Here are major implications for Christians, including parents. What prominence, if any, is given to the Bible in our homes? Do we observe family worship? How vital and relevant is it? To what extent do we pray for our children’s conversion and growth in grace? The examples of a Susannah Wesley, or the mother of Hudson Taylor, or the father of John Paton, rebuke the lax attitudes of many Christian parents today concerning the spiritual welfare of their children.
There is the further problem of second generation ‘Christians’, highlighted by the foregoing references to cult leaders. Are our children really saved? Where are the evidences of grace in their lives? Here, then, is the first major challenge arising from Koresh’s ‘Christian’ background.
Continuing in the word
Related to this is also the challenge for genuine believers to persevere in grace and in the truth of Scripture. ‘If you continue in my word,’ declared the Lord Jesus, ‘then are you my disciples indeed’ (John 8:31). Perseverance in sound doctrine and obedience are essential marks of a true Christian.
Here lies a challenge to churches, to be vigilant in maintaining and ensuring sound teaching. Quite rightly, Koresh’s local church disciplined him and did so in an attempt to protect orthodox teaching. The two-fold challenge to churches in this respect is underlined by the apostle Paul. He warned that ‘savage wolves’ would enter the church from outside and inflict damage on the Christians. However, the second challenge is even more frightening: ‘Also from among yourselves’, that is, from among church leaders and members, ‘men will rise up, speaking perverse things, to draw away disciples after them’ (Acts 20:29-30). The word ‘perverse’ is rendered ‘misleading’ in the NKJV margin, and ‘distort[ed]’ in the NIV. All these terms are appropriate.
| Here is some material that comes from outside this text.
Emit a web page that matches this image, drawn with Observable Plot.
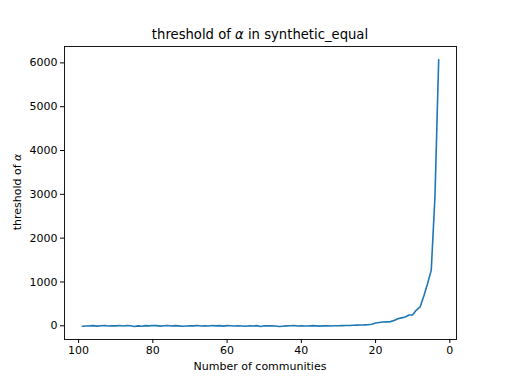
<!DOCTYPE html>
<html>
<head>
<meta charset="utf-8">
<script src="https://cdn.jsdelivr.net/npm/d3@7"></script>
<script src="https://cdn.jsdelivr.net/npm/@observablehq/plot@0.6"></script>
<style>
  html, body { margin: 0; padding: 0; background: #fff; }
  #wrap { position: relative; width: 507px; height: 381px; font-family: "DejaVu Sans", sans-serif; }
  #wrap svg { position: absolute; left: 0; top: 0; }
  .title { position: absolute; left: 0; width: 520px; top: 27px; text-align: center; font-size: 13.2px; line-height: 16px; color: #000; }
  .ylab { position: absolute; left: 17px; top: 192px; transform: translate(-50%, -50%) rotate(-90deg); font-size: 11px; white-space: nowrap; color: #000; }
  .xlab { position: absolute; left: 64px; width: 392px; top: 360px; text-align: center; font-size: 11px; line-height: 14px; color: #000; }
</style>
</head>
<body>
<div id="wrap">
  <div class="title">threshold of <i>α</i> in synthetic_equal</div>
  <div class="ylab">threshold of <i>α</i></div>
  <div class="xlab">Number of communities</div>
</div>
<script>
const communities = [3,4,5,6,7,8,9,10,11,12,13,14,15,16,17,18,19,20,21,22,23,24,25,26,27,28,29,30,
  31,32,33,34,35,36,37,38,39,40,41,42,43,44,45,46,47,48,49,50,
  51,52,53,54,55,56,57,58,59,60,61,62,63,64,65,66,67,68,69,70,
  71,72,73,74,75,76,77,78,79,80,81,82,83,84,85,86,87,88,89,90,
  91,92,93,94,95,96,97,98,99];
const threshold = [6070,2950,1270,960,680,430,360,250,245,200,180,160,120,95,90,85,75,65,35,25,20,18,15,12,8,5,3,0,
  2,-5,-3,0,-8,-2,3,-6,-4,2,-4,5,0,-3,-10,-18,-5,2,-3,0,
  -15,3,-6,0,-10,-4,2,-5,0,4,-8,3,-2,6,-6,0,-4,8,-3,0,
  -5,-10,-2,3,-4,6,0,-8,4,6,-2,4,-10,-3,-15,0,5,-5,8,-3,
  2,-6,5,0,-8,4,-2,-5,-10];
const xTicks = [100, 80, 60, 40, 20, 0];
const yTicks = [0, 1000, 2000, 3000, 4000, 5000, 6000];

const data = communities.map((c, i) => ({c, v: threshold[i]}));
const fmt = d3.format("d");

const chart = Plot.plot({
  width: 507,
  height: 381,
  marginLeft: 64,
  marginRight: 51,
  marginTop: 46,
  marginBottom: 42,
  style: {fontFamily: "DejaVu Sans, sans-serif", fontSize: "11px", color: "#000", background: "transparent"},
  x: {domain: [103.8, -1.8], label: null},
  y: {domain: [-313, 6374], label: null},
  marks: [
    Plot.line(data, {x: "c", y: "v", stroke: "#1f77b4", strokeWidth: 1.6}),
    Plot.frame({stroke: "#000", strokeWidth: 0.9}),
    Plot.axisX({ticks: xTicks, tickFormat: fmt, tickSize: 4, tickPadding: 3, label: null, fontSize: 11}),
    Plot.axisY({ticks: yTicks, tickFormat: fmt, tickSize: 4, tickPadding: 3, label: null, fontSize: 11})
  ]
});
document.getElementById("wrap").prepend(chart);
</script>
</body>
</html>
This is happening in sections of the conventional Christian church today, as well as in the world of the cults.
Knowing the Bible
A second feature concerning Koresh is his knowledge and reading of the Bible. My recent correspondent makes this valid point: ‘Apart from anything else Koresh must have been something extraordinary in so far as he knew the New Testament by heart!’ And there is no doubt about it, Koresh read the Bible avidly and memorised large sections of it. When Koresh first visited the Mount Carmel community in Waco, as early as 1981, the leaders were impressed by his extensive knowledge of the Scriptures.
For Koresh, however, there were pitfalls. He was attracted to the more obscure parts of Scripture. The last book in the Bible, Revelation, fascinated him while contemporary events and their prophetic significance had enormous appeal. An Adventist background led him and others to expect a living prophet to emerge.
Koresh claimed that he was that prophet and referred to private but ‘divine’ confirmations of the fact. Followers were persuaded of his credentials by his vast and profound knowledge of Scripture. The Waco leader insisted that he had been divinely sent to ‘explain and to do the Scriptures’. In fact, he claimed to be able to ‘open the Seven Seals’ of the book of Revelation. An aura of infallibility was attached to his Bible expositions and interpretation of contemporary events.
I will return to this theme next time, but there are danger signals here for Christians. While the Bible itself is infallible, our own interpretation of it is notoriously fallible. Do we recognise this? Are we guilty of wrongly attaching cultic status to some of our pastors, Bible commentators or conference speakers? Let us beware!